MR GROSSER: Yes, your Honour, and I leave it at that because you are the Judge.
KIRBY J: Yes. I think this application is premature but it is not to say that it will go away forever. It may come back here one day but that will depend on what happens in the Court of Criminal Appeal.
MR GROSSER: Thank you, your Honour.
KIRBY J: Thanks, Mr Grosser.
MR GROSSER: Could I have a copy of today's transcript, please.
KIRBY J: Yes, I will direct that that be made available to you. Do you have anything to add to what I have said, Mr Rofe?
MR ROFE: No, your Honour, that reflects the respondent's position.
KIRBY J: Yes, very well. You may sit down now.

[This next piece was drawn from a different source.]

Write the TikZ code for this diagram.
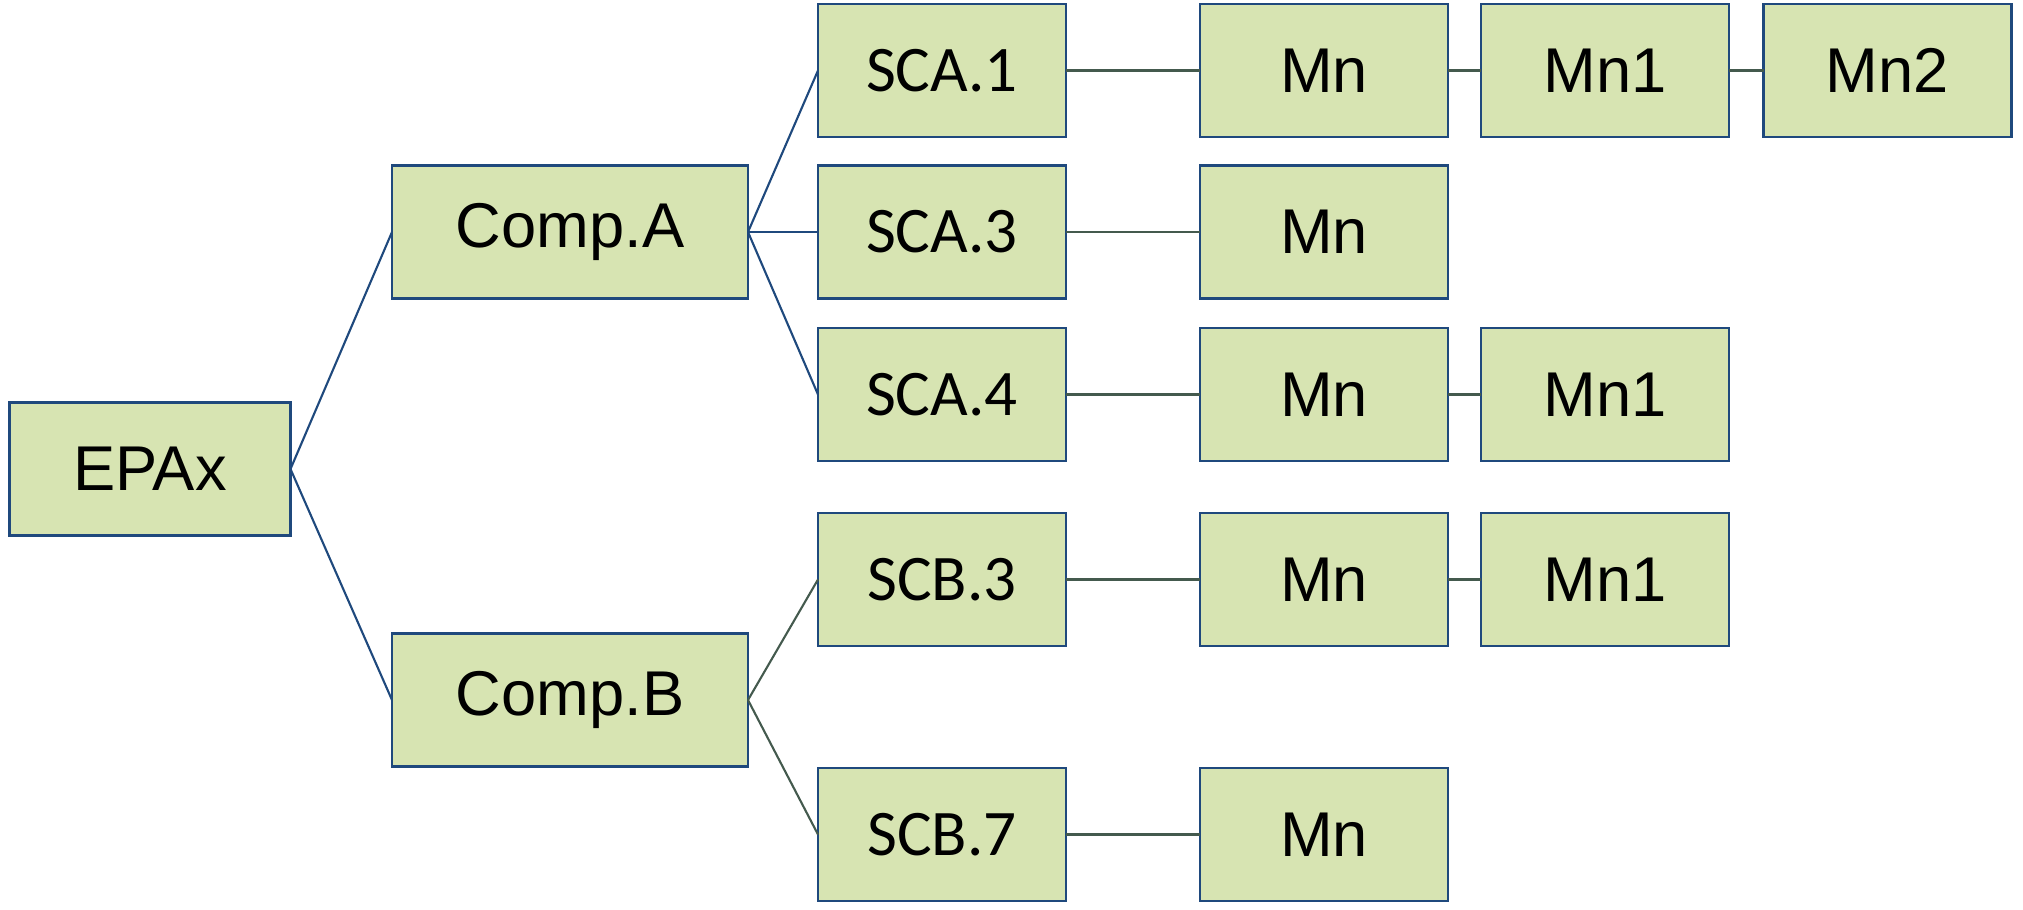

MR GROSSER: Thank you, your Honour.
KIRBY J: The applicant complains that his trial judge, Justice Duggan, erred in refusing him leave to appeal to the Full Court of the Supreme Court of South Australia before his trial commenced, in relation to that judge's refusal to stay his trial. The applicant's trial proceeded and on 3 June 2002 he was convicted by a jury of attempted murder and five counts of endangering life. The applicant was unrepresented throughout the trial, which lasted 101/2 months.
The Court understands that the applicant has sought leave to appeal to the Supreme Court of South Australia against his conviction. The applicant has confirmed this before us today. That application was adjourned on 5 August 2002 to be relisted before that court on 23 August 2002.
The application in this Court to challenge an interlocutory order is premature. The proper time to raise any objection to the interlocutory proceedings before Justice Duggan will be on the return of the proceedings before the Court of Criminal Appeal, if leave is granted by that Court. Depending on the outcome of those proceedings, the rights of the applicant to apply to this Court will be preserved. Special leave to appeal is refused.
The Court will now adjourn until 2.00 pm on Tuesday, 20 August 2002 in Sydney.